Jessabelle

Jessabelle

Jessabelle



Rating

Directed by Kevin Greutert. Starring Sarah Snook, Mark Webber, Joelle Carter, David Andrews, Amber Stevens, Ana de la Reguera, Larisa Oleynik, Chris Ellis, Brian Hallisay. Written by Robert Ben Garant.

Here’s one I thought I’d never see: a supernatural horror movie where the ghost behaves as a Talking Killer. As our heroine cowers in fear during the climax of Jessabelle, the evil spirit appears to her and explains the plot of the movie to us, telling poor Jessie why she is being haunted and what the ghosts plan to do with her now. Just like a Bond movie

Not that the ghosts’ plan makes any kind of sense. But I wouldn’t dare spoil the ending of Jessabelle: as campy and deranged as it is, it’s the only element of the entire movie that raises interest in the proceedings above ‘mild’.

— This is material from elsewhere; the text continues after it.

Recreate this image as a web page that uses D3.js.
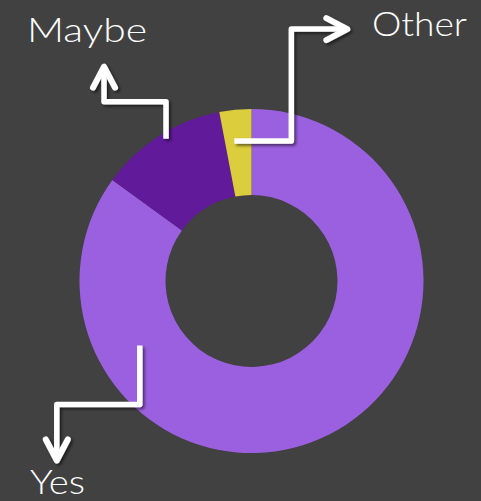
<!DOCTYPE html>
<html>
<head>
<meta charset="utf-8">
<script src="https://cdn.jsdelivr.net/npm/d3@7"></script>
<style>
  html, body { margin: 0; padding: 0; background: #414141; }
  svg { display: block; }
</style>
</head>
<body>
<svg id="chart" width="481" height="501"></svg>
<script>
// Survey answers (percent of respondents)
const categories = ["Yes", "Maybe", "Other"];
const values = [85, 12, 3];
const colors = ["#9b60df", "#611a99", "#dccd3c"];

// Callout layout: anchor on the ring (angle in degrees clockwise from top, radius in px),
// then elbow legs as [dx, dy] steps, then label start position and width.
const callouts = [
  { anchor: [240, 129], legs: [[0, 59], [-83, 0], [0, 56]], label: [30, 494], width: 55 },
  { anchor: [329, 166], legs: [[0, -37], [-62, 0], [0, -35]], label: [27, 42], width: 120 },
  { anchor: [353, 141], legs: [[57, 0], [0, -112], [56, 0]], label: [372, 36], width: 95 }
];

const W = 481, H = 501;
const cx = 251.5, cy = 281, rOuter = 172, rInner = 86;

const svg = d3.select("#chart");
svg.append("rect").attr("width", W).attr("height", H).attr("fill", "#414141");

const defs = svg.append("defs");
const f = defs.append("filter").attr("id", "shadow")
  .attr("x", "-20%").attr("y", "-20%").attr("width", "140%").attr("height", "140%");
f.append("feDropShadow").attr("dx", 2).attr("dy", 2).attr("stdDeviation", 1.8)
  .attr("flood-color", "#000").attr("flood-opacity", 0.55);

const pie = d3.pie().sort(null).value(d => d)(values);
const arc = d3.arc().innerRadius(rInner).outerRadius(rOuter);

const g = svg.append("g").attr("transform", `translate(${cx},${cy})`);
g.selectAll("path.slice")
  .data(pie)
  .join("path")
  .attr("class", "slice")
  .attr("d", arc)
  .attr("fill", (d, i) => colors[i]);

// Elbow arrows from each slice to its label
const ann = svg.append("g").attr("filter", "url(#shadow)");
callouts.forEach((c, i) => {
  const a = c.anchor[0] * Math.PI / 180;
  let x = cx + c.anchor[1] * Math.sin(a);
  let y = cy - c.anchor[1] * Math.cos(a);
  const pts = [[x, y]];
  c.legs.forEach(([dx, dy]) => { x += dx; y += dy; pts.push([x, y]); });
  ann.append("path")
    .attr("d", d3.line()(pts))
    .attr("fill", "none")
    .attr("stroke", "#fff")
    .attr("stroke-width", 5.5)
    .attr("stroke-linejoin", "round")
    .attr("stroke-linecap", "butt");
  // chevron head pointing along the last leg
  const [ldx, ldy] = c.legs[c.legs.length - 1];
  const len = Math.hypot(ldx, ldy);
  const ux = ldx / len, uy = ldy / len;
  const back = 21, half = 11;
  const tip = [x, y];
  const b1 = [x - ux * back - uy * half, y - uy * back + ux * half];
  const b2 = [x - ux * back + uy * half, y - uy * back - ux * half];
  ann.append("path")
    .attr("d", d3.line()([b1, tip, b2]))
    .attr("fill", "none")
    .attr("stroke", "#fff")
    .attr("stroke-width", 6)
    .attr("stroke-linejoin", "round")
    .attr("stroke-linecap", "round");
});

svg.selectAll("text.label")
  .data(categories)
  .join("text")
  .attr("class", "label")
  .attr("x", (d, i) => callouts[i].label[0])
  .attr("y", (d, i) => callouts[i].label[1])
  .attr("textLength", (d, i) => callouts[i].width)
  .attr("lengthAdjust", "spacingAndGlyphs")
  .attr("fill", "#fff")
  .attr("font-family", "Lato, 'DejaVu Sans', sans-serif")
  .attr("font-weight", 300)
  .attr("font-size", 33)
  .text(d => d);
</script>
</body>
</html>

At the outset, I assumed this to be another Carnival of Souls knockoff: Jessabelle opens with pregnant twentysomething Jessie (Sarah Snook) and her fiancé about to embark on a new life together when… wham! You know the scene: movie characters love to drive through intersections without looking for oncoming traffic. They never see the eighteen-wheeler barrelling towards them.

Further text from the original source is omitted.